Model Alliance
- Formation: February 2012; 14 years ago
- Founder: Sara Ziff, President
- Type: nonprofit organization
- Purpose: advocacy group for fashion industry
- Location(s): 110 East 25th Street New York, NY 10010 United States;
- Key people: Coco Rocha Milla Jovovich Karen Elson Doutzen Kroes Edie Campbell
- Website: modelalliance.org

= Model Alliance =

U.S. nonprofit advocacy group

The Model Alliance is a New York–based advocacy group focused on research and policy for models and others employed in the fashion industry. Founded in February 2012 by model Sara Ziff along with support from others models, the Model Alliance is a 501(c)(3) nonprofit organization.
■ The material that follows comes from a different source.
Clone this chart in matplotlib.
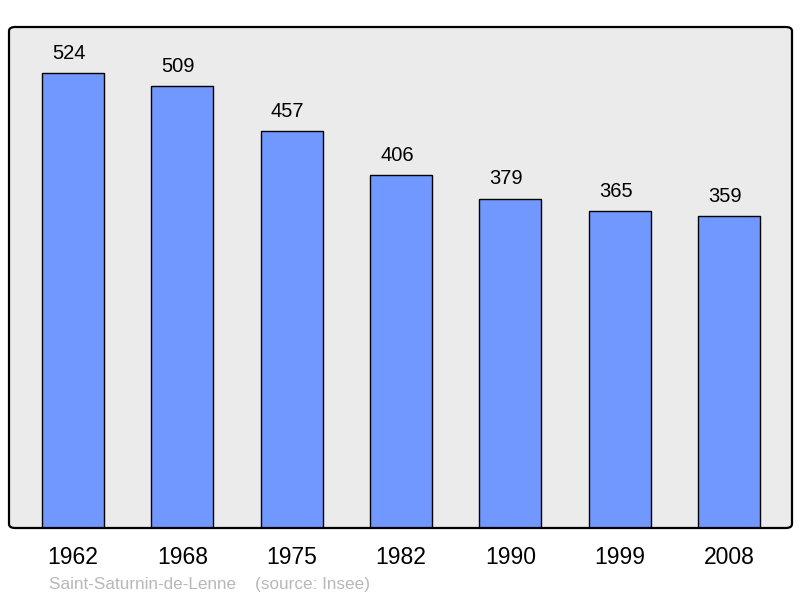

The organization advocates for workplace protections, stronger regulation of model management companies, protections for child models, and measures addressing harassment and abuse in the fashion industry.

==Advocacy==
In addition to providing a discreet grievance reporting service, the Model Alliance advocates for the enforcement of existing child labor and contract laws, promotes equal opportunity and fosters a culture of accountability in the fashion industry.

Models who have served on the Model Alliance's Advisory Board include Coco Rocha, Milla Jovovich, Shalom Harlow, and Karen Elson.

In June 2013, the Model Alliance announced that New York State Senators Jeffrey Klein and Diane Savino had proposed legislation that would afford child models the same protections as all other child performers working in New York.

In October 2013, the Model Alliance announced that Governor Andrew M. Cuomo signed the child model bill (A.7787/S.5486) into law in New York State. In November 2013, the child model law was enacted and affords child models the same protections as other child performers working in New York State.

In February 2017, the Model Alliance released a study in which 81.5% of models reported having an underweight body mass index.

In May 2018, the Model Alliance published an open letter launching the RESPECT Program, an initiative intended to address sexual abuse and harassment in the fashion industry. The letter was signed by models including Amy Lemons, Doutzen Kroes, Edie Campbell, Frederique van der Wal, Gisele Bündchen, Karen Elson and Milla Jovovich.

In March 2022, the Model Alliance introduced the Fashion Workers Act in New York with state legislators and fashion-industry supporters. The organization described the bill as an effort to create labor rights for models and regulate model management companies. The bill was signed into law by Governor Kathy Hochul on December 21, 2024, and took effect on June 19, 2025. The New York State Department of Labor states that the law establishes new responsibilities and requirements for model management companies, model management groups and clients, as well as workplace protections for models. Registration requirements for model management companies and groups began on December 21, 2025.

==Founder==

Sara Ziff is a model-turned-activist who was inspired to begin the Alliance based on her experiences in the modeling industry as a youth. At age 14, she was invited to the house of a photographer and told to take all her clothes off; later, at age 15, she went to another fashion shoot where drugs were available freely.

== Recognition ==
In 2021, the Council of Fashion Designers of America announced that the Model Alliance would receive the inaugural Positive Social Influence Award at the CFDA Fashion Awards. The CFDA described the organization as having been at the forefront of creating labor-rights protections for models since its founding in 2012.